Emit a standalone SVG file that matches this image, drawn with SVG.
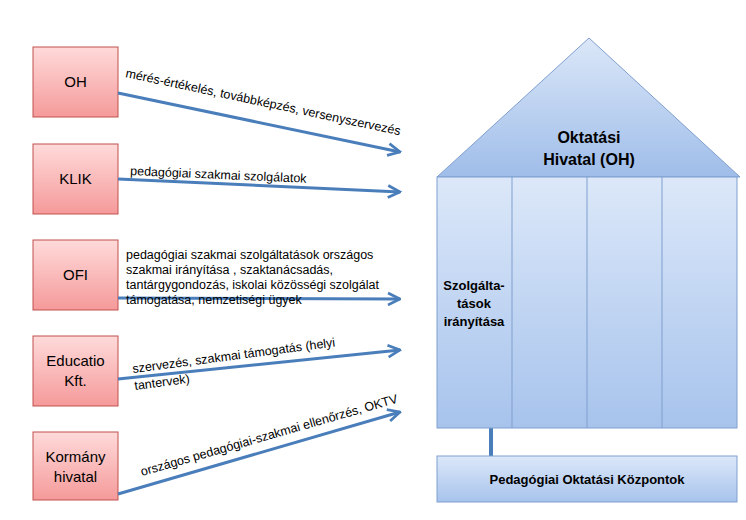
<svg xmlns="http://www.w3.org/2000/svg" width="746" height="520" viewBox="0 0 746 520">
<defs>
<linearGradient id="pg" x1="0" y1="0" x2="0" y2="1"><stop offset="0" stop-color="#ffdada"/><stop offset="1" stop-color="#f59a9a"/></linearGradient>
<linearGradient id="bg" x1="0" y1="0" x2="0" y2="1"><stop offset="0" stop-color="#dce8f9"/><stop offset="1" stop-color="#a7c3ec"/></linearGradient>
<linearGradient id="rg" x1="0" y1="0" x2="0" y2="1"><stop offset="0" stop-color="#dbe7f8"/><stop offset="1" stop-color="#9fbde9"/></linearGradient>
<marker id="ah" viewBox="0 0 10 10" refX="9" refY="5" markerWidth="5" markerHeight="5" orient="auto"><path d="M1 1 L9 5 L1 9" fill="none" stroke="#4a7ebb" stroke-width="1.8"/></marker>
</defs>
<style>
.src{fill:url(#pg);stroke:#c0504d;stroke-width:1}
.st{font-family:"Liberation Sans",Arial,sans-serif;font-size:15px;fill:#000;text-anchor:middle}
.lb{font-family:"Liberation Sans",Arial,sans-serif;font-size:12.5px;fill:#000}
.ar{stroke:#4a7ebb;stroke-width:3;fill:none;marker-end:url(#ah)}
.bl{stroke:#7f9fcf;stroke-width:1}
.bt{font-family:"Liberation Sans",Arial,sans-serif;font-weight:bold;fill:#000;text-anchor:middle}
</style>
<rect width="746" height="520" fill="#fff"/>
<g id="n-oh"><rect class="src" x="33" y="47" width="85" height="70"/><text class="st" x="75.5" y="87">OH</text></g>
<g id="n-klik"><rect class="src" x="33" y="144" width="85" height="70"/><text class="st" x="75.5" y="184">KLIK</text></g>
<g id="n-ofi"><rect class="src" x="33" y="240" width="85" height="70"/><text class="st" x="75.5" y="280">OFI</text></g>
<g id="n-edu"><rect class="src" x="33" y="336" width="85" height="70"/><text class="st" x="75.5" y="366">Educatio</text><text class="st" x="75.5" y="386">Kft.</text></g>
<g id="n-korm"><rect class="src" x="33" y="432" width="85" height="68"/><text class="st" x="75.5" y="462">Kormány</text><text class="st" x="75.5" y="482">hivatal</text></g>
<g id="connectors">
<path class="ar" d="M118 93 L400 152"/>
<path class="ar" d="M118 179 L400 192"/>
<path class="ar" d="M118 298 L400 299"/>
<path class="ar" d="M118 379 L400 350"/>
<path class="ar" d="M118 494 L400 412"/>
<path d="M491 428 V456" stroke="#4a7ebb" stroke-width="4"/>
</g>
<g id="labels">
<text class="lb" transform="translate(125,77) rotate(12)">mérés-értékelés, továbbképzés, versenyszervezés</text>
<text class="lb" transform="translate(130,175) rotate(2.5)">pedagógiai szakmai szolgálatok</text>
<text class="lb" x="126" y="259">pedagógiai szakmai szolgáltatások országos</text>
<text class="lb" x="126" y="274">szakmai irányítása , szaktanácsadás,</text>
<text class="lb" x="126" y="289">tantárgygondozás, iskolai közösségi szolgálat</text>
<text class="lb" x="126" y="304">támogatása, nemzetiségi ügyek</text>
<text class="lb" transform="translate(133,373) rotate(-7.5)">szervezés, szakmai támogatás (helyi</text>
<text class="lb" transform="translate(135,390) rotate(-7.5)">tantervek)</text>
<text class="lb" transform="translate(142,476) rotate(-16)">országos pedagógiai-szakmai ellenőrzés,  OKTV</text>
</g>
<g id="n-building">
<path d="M437 177 L589 38 L740 177 Z" fill="url(#rg)" stroke="#7f9fcf"/>
<text class="bt" x="589" y="143" font-size="16">Oktatási</text>
<text class="bt" x="589" y="165" font-size="16">Hivatal (OH)</text>
<rect x="437" y="177" width="300" height="251" fill="url(#bg)" stroke="#7f9fcf"/>
<path class="bl" d="M512 177 V428 M587 177 V428 M662 177 V428"/>
<text class="bt" x="474" y="290" font-size="13">Szolgálta-</text>
<text class="bt" x="474" y="308" font-size="13">tások</text>
<text class="bt" x="474" y="326" font-size="13">irányítása</text>
</g>
<g id="n-pok"><rect x="437" y="456" width="300" height="46" fill="url(#bg)" stroke="#7f9fcf"/><text class="bt" x="587" y="484" font-size="13">Pedagógiai Oktatási Központok</text></g>
</svg>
——————————
THE EXERCISE: Please write out all the data again word for word, but not the pictures.

TASK SOLUTION:
Emit a standalone SVG file that matches this image, drawn with SVG.
<svg xmlns="http://www.w3.org/2000/svg" width="746" height="520" viewBox="0 0 746 520">
<defs>
<linearGradient id="pg" x1="0" y1="0" x2="0" y2="1"><stop offset="0" stop-color="#ffdada"/><stop offset="1" stop-color="#f59a9a"/></linearGradient>
<linearGradient id="bg" x1="0" y1="0" x2="0" y2="1"><stop offset="0" stop-color="#dce8f9"/><stop offset="1" stop-color="#a7c3ec"/></linearGradient>
<linearGradient id="rg" x1="0" y1="0" x2="0" y2="1"><stop offset="0" stop-color="#dbe7f8"/><stop offset="1" stop-color="#9fbde9"/></linearGradient>
<marker id="ah" viewBox="0 0 10 10" refX="9" refY="5" markerWidth="5" markerHeight="5" orient="auto"><path d="M1 1 L9 5 L1 9" fill="none" stroke="#4a7ebb" stroke-width="1.8"/></marker>
</defs>
<style>
.src{fill:url(#pg);stroke:#c0504d;stroke-width:1}
.st{font-family:"Liberation Sans",Arial,sans-serif;font-size:15px;fill:#000;text-anchor:middle}
.lb{font-family:"Liberation Sans",Arial,sans-serif;font-size:12.5px;fill:#000}
.ar{stroke:#4a7ebb;stroke-width:3;fill:none;marker-end:url(#ah)}
.bl{stroke:#7f9fcf;stroke-width:1}
.bt{font-family:"Liberation Sans",Arial,sans-serif;font-weight:bold;fill:#000;text-anchor:middle}
</style>
<rect width="746" height="520" fill="#fff"/>
<g id="n-oh"><rect class="src" x="33" y="47" width="85" height="70"/><text class="st" x="75.5" y="87">OH</text></g>
<g id="n-klik"><rect class="src" x="33" y="144" width="85" height="70"/><text class="st" x="75.5" y="184">KLIK</text></g>
<g id="n-ofi"><rect class="src" x="33" y="240" width="85" height="70"/><text class="st" x="75.5" y="280">OFI</text></g>
<g id="n-edu"><rect class="src" x="33" y="336" width="85" height="70"/><text class="st" x="75.5" y="366">Educatio</text><text class="st" x="75.5" y="386">Kft.</text></g>
<g id="n-korm"><rect class="src" x="33" y="432" width="85" height="68"/><text class="st" x="75.5" y="462">Kormány</text><text class="st" x="75.5" y="482">hivatal</text></g>
<g id="connectors">
<path class="ar" d="M118 93 L400 152"/>
<path class="ar" d="M118 179 L400 192"/>
<path class="ar" d="M118 298 L400 299"/>
<path class="ar" d="M118 379 L400 350"/>
<path class="ar" d="M118 494 L400 412"/>
<path d="M491 428 V456" stroke="#4a7ebb" stroke-width="4"/>
</g>
<g id="labels">
<text class="lb" transform="translate(125,77) rotate(12)">mérés-értékelés, továbbképzés, versenyszervezés</text>
<text class="lb" transform="translate(130,175) rotate(2.5)">pedagógiai szakmai szolgálatok</text>
<text class="lb" x="126" y="259">pedagógiai szakmai szolgáltatások országos</text>
<text class="lb" x="126" y="274">szakmai irányítása , szaktanácsadás,</text>
<text class="lb" x="126" y="289">tantárgygondozás, iskolai közösségi szolgálat</text>
<text class="lb" x="126" y="304">támogatása, nemzetiségi ügyek</text>
<text class="lb" transform="translate(133,373) rotate(-7.5)">szervezés, szakmai támogatás (helyi</text>
<text class="lb" transform="translate(135,390) rotate(-7.5)">tantervek)</text>
<text class="lb" transform="translate(142,476) rotate(-16)">országos pedagógiai-szakmai ellenőrzés,  OKTV</text>
</g>
<g id="n-building">
<path d="M437 177 L589 38 L740 177 Z" fill="url(#rg)" stroke="#7f9fcf"/>
<text class="bt" x="589" y="143" font-size="16">Oktatási</text>
<text class="bt" x="589" y="165" font-size="16">Hivatal (OH)</text>
<rect x="437" y="177" width="300" height="251" fill="url(#bg)" stroke="#7f9fcf"/>
<path class="bl" d="M512 177 V428 M587 177 V428 M662 177 V428"/>
<text class="bt" x="474" y="290" font-size="13">Szolgálta-</text>
<text class="bt" x="474" y="308" font-size="13">tások</text>
<text class="bt" x="474" y="326" font-size="13">irányítása</text>
</g>
<g id="n-pok"><rect x="437" y="456" width="300" height="46" fill="url(#bg)" stroke="#7f9fcf"/><text class="bt" x="587" y="484" font-size="13">Pedagógiai Oktatási Központok</text></g>
</svg>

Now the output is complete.